22. The Puerto-Princesa Subterranean River is thought to be the world’s longest navigable underground river at 24km (15mi) long.
– Source: Rough Guides

23. The Philippines saw the largest ever papal event when, in 2015, as many as seven million people flocked to see Pope Francis deliver an open-air Mass in Manila.
– Source: Reuters

24. The Cebu sardine run sees millions of sardines migrate along Panagsama Beach in the Moalboal region. Mass fishing is prohibited, so it’s possible to swim and dive with the giant shoals of fish.
– Source: Lonely Planet

A shoal of sardines
The Cebu sardine run (Shutterstock)

25. The yo-yo was invented in the Philippines. There are examples of yo-yos existing in ancient cultures including in China (circa 1000 BC) and Greece (circa 500 BC), but the first yo-yos manufactured in America in the early 20th century were made by Pedro Flores (1896-1964), a Filipino immigrant who eventually sold the trademark to the Duncan Yo-Yo Company.
– Source: The Atlantic

26. The Philippines set the world record for simultaneous breastfeeding when almost 4,000 mothers fed their babies at the same time. The event was organised to highlight the nutritional benefits of breastfeeding.
– Source: UNICEF

27. The Philippines is one of 17 megadiverse countries in the world. Megadiverse countries are the world’s most biodiversity-rich countries.
– Source: The Telegraph

The Filipino jungle
The Philippines is a megadiverse country (Shutterstock)

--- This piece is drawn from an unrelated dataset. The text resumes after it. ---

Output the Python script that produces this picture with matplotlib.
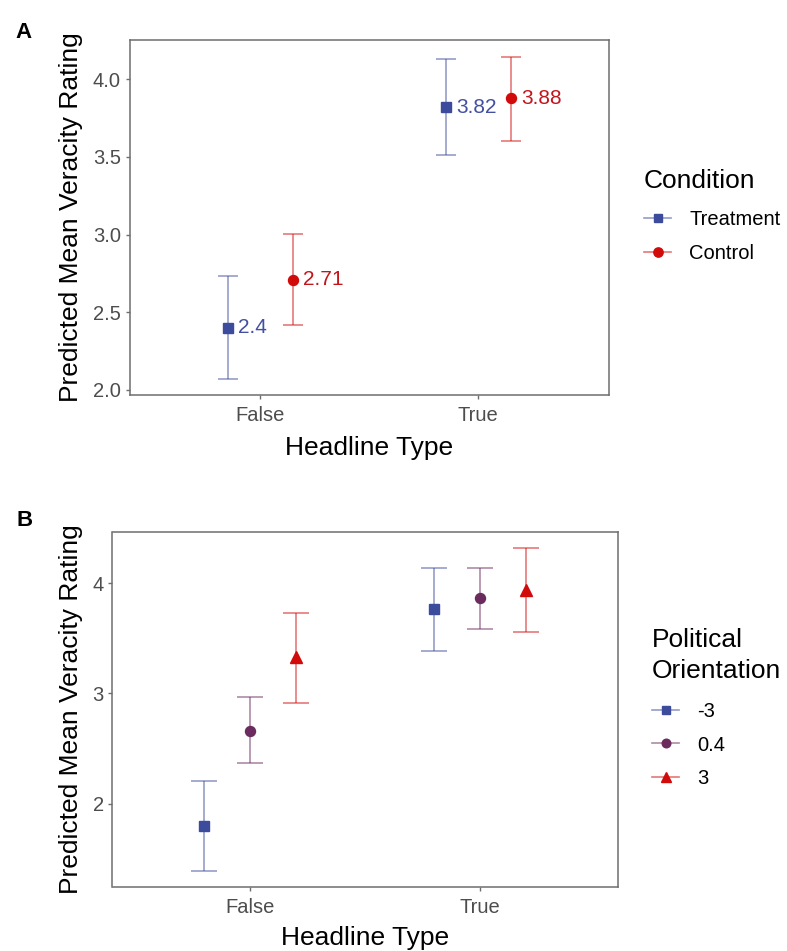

28. The Philippines are home to the world’s longest snake. The reticulated python typically weighs 75kg (165lb) and can grow longer than 7m (23ft) and is known to attack humans.
– Source: National Geographic

29. The Philippines has the longest Christmas season in the world: from September to January. The festive season is marked by traditional masses, light displays and family gatherings.
– Source: CNN

30. In 2016, the world’s natural giant clam pearl was discovered in the Philippines. Weighing 34kg, the pearl was actually found 10 years ago by a fisherman who was unaware of its value. It easily surpassed the previous record-holder, the Pearl of Lao Tzu, which weighs 6.4kg and was found in the Philippines in 1934.